Bolu'ya gönderilenlerden bir de Garo'nun kızı Sultan var.
O da 13-14 yaşlarında bir Alevi ile evlendiriliyor. Sultan, Vank'ı diğerlerinden daha çok hatırlıyor aslında, 10 yaşlarında çünkü o zaman. Tekrar Dersim'e de döndüğü için, oradaki mekan, kültür ve ilişkiler nedeniyle hafızasında daha diri kalıyor yaşananlar. Bir de Sultan konuşabiliyor, Aslıhan'ın konuşacak kimsesi yok. Sultan, Aslıhan ve Ziverta ile amca çocukları. Sultan'ın da bir kız kardeşi var, o da Alevi biriyle evleniyor.
Onun adı da Give...
Ahmet Ak anlatıyor filmde. Biz böylelikle o keşiş ailesinin tüm üyelerini çıkardık ve bu insanlar Vank'ın Çocukları olarak tarihe geçtiler.

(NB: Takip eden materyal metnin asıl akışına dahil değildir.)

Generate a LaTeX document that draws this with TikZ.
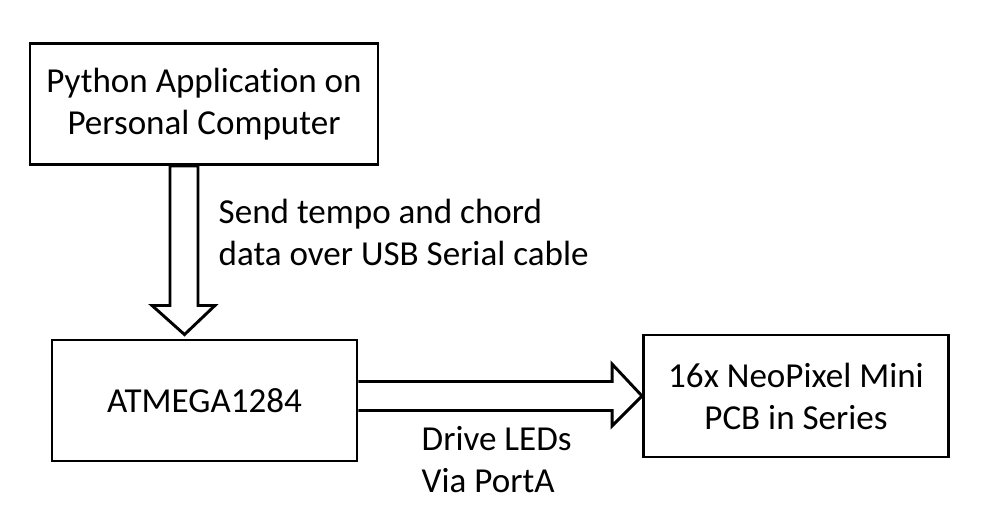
\documentclass[tikz,border=0pt]{standalone}
\usepackage{fontspec}
\setmainfont{Carlito}[Ligatures=NoCommon]
\usetikzlibrary{calc}
\begin{document}
\begin{tikzpicture}[x=0.75pt,y=-0.75pt]
\tikzstyle{every node}=[font=\fontsize{26.3}{31.5}\selectfont]
\tikzstyle{blockbox}=[draw, line width=2.2pt, align=center, inner sep=0pt]
\tikzstyle{fatarrow}=[draw, line width=2.2pt, line join=miter, fill=white]
	\useasboundingbox (0,0) rectangle (995,526);

	\node[blockbox, minimum width=261pt, minimum height=90.75pt] (pc) at (204,104) {Python Application on\\Personal Computer};
	\node[blockbox, minimum width=228.75pt, minimum height=90.75pt] (mcu) at (204.5,400.5) {ATMEGA1284};
	\node[blockbox, minimum width=228.75pt, minimum height=91.5pt] (led) at (796,396) {16x NeoPixel Mini\\PCB in Series};

	% USB link, down from the PC
	\draw[fatarrow] ($(pc.south)+(-34,0)$) to ($(pc.south)+(-6,0)$) to ($(pc.south)+(-6,139.5)$) to ($(pc.south)+(11,139.5)$)
		to ($(mcu.north)+(-20,-4)$) to ($(pc.south)+(-52,139.5)$) to ($(pc.south)+(-34,139.5)$) to cycle;
	\node[anchor=west, align=left] (usb) at (214,232) {Send tempo and chord\\data over USB Serial cable};

	% PortA link, right to the LEDs
	\draw[fatarrow] ($(mcu.east |- led.west)+(0,-14.5)$) to ($(led.west)+(-30,-14.5)$) to ($(led.west)+(-30,-32)$) to (led.west)
		to ($(led.west)+(-30,30)$) to ($(led.west)+(-30,14.5)$) to ($(mcu.east |- led.west)+(0,14.5)$);
	\node[anchor=west, align=left] (porta) at (417,460) {Drive LEDs\\Via PortA};
\end{tikzpicture}
\end{document}
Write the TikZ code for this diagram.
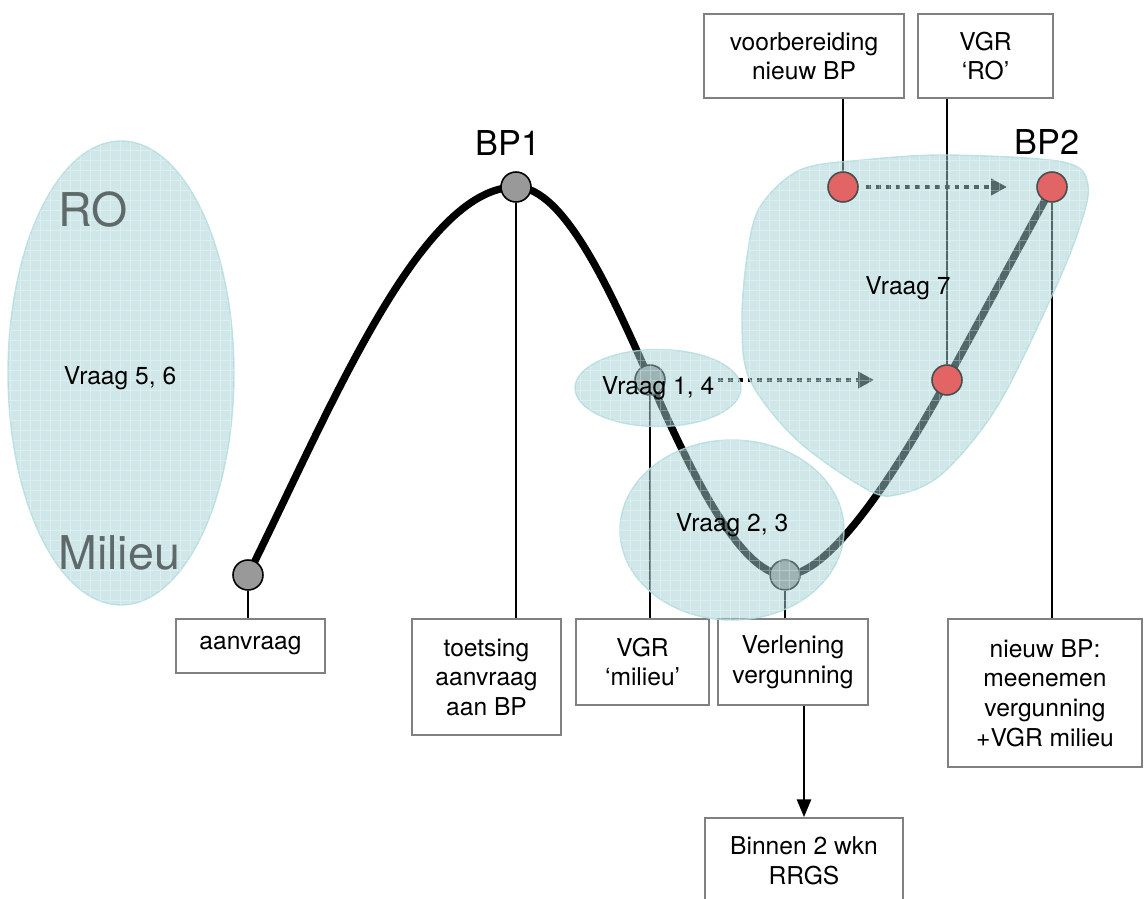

Dersim'in Kızları, Vank'ın Çocukları...
Kafamızda birçok konu var. Etnik ya da inanç topluluklarından haksızlığa uğramış, yok edilmiş, geride izleri kalmış insanların peşine düşeceğiz. Biz bu izlerin peşinde, 'arkeolojik kazı' yapmayı, iğneyle kuyu kazmayı çok seviyoruz... Şimdilik bu serüveni dünyaya anlatma, filmi izleyicilerle buluşturma çabamız var. Umarım tarihin karanlığında kanamakta olan bu yaralar gün yüzüne çıkar da, insanlığın aklı ve vicdanı devreye girer. Belki bu travmaları biraz da olsa tedavi edebiliriz. En azından bir yüzleşme süreci yaratabiliriz.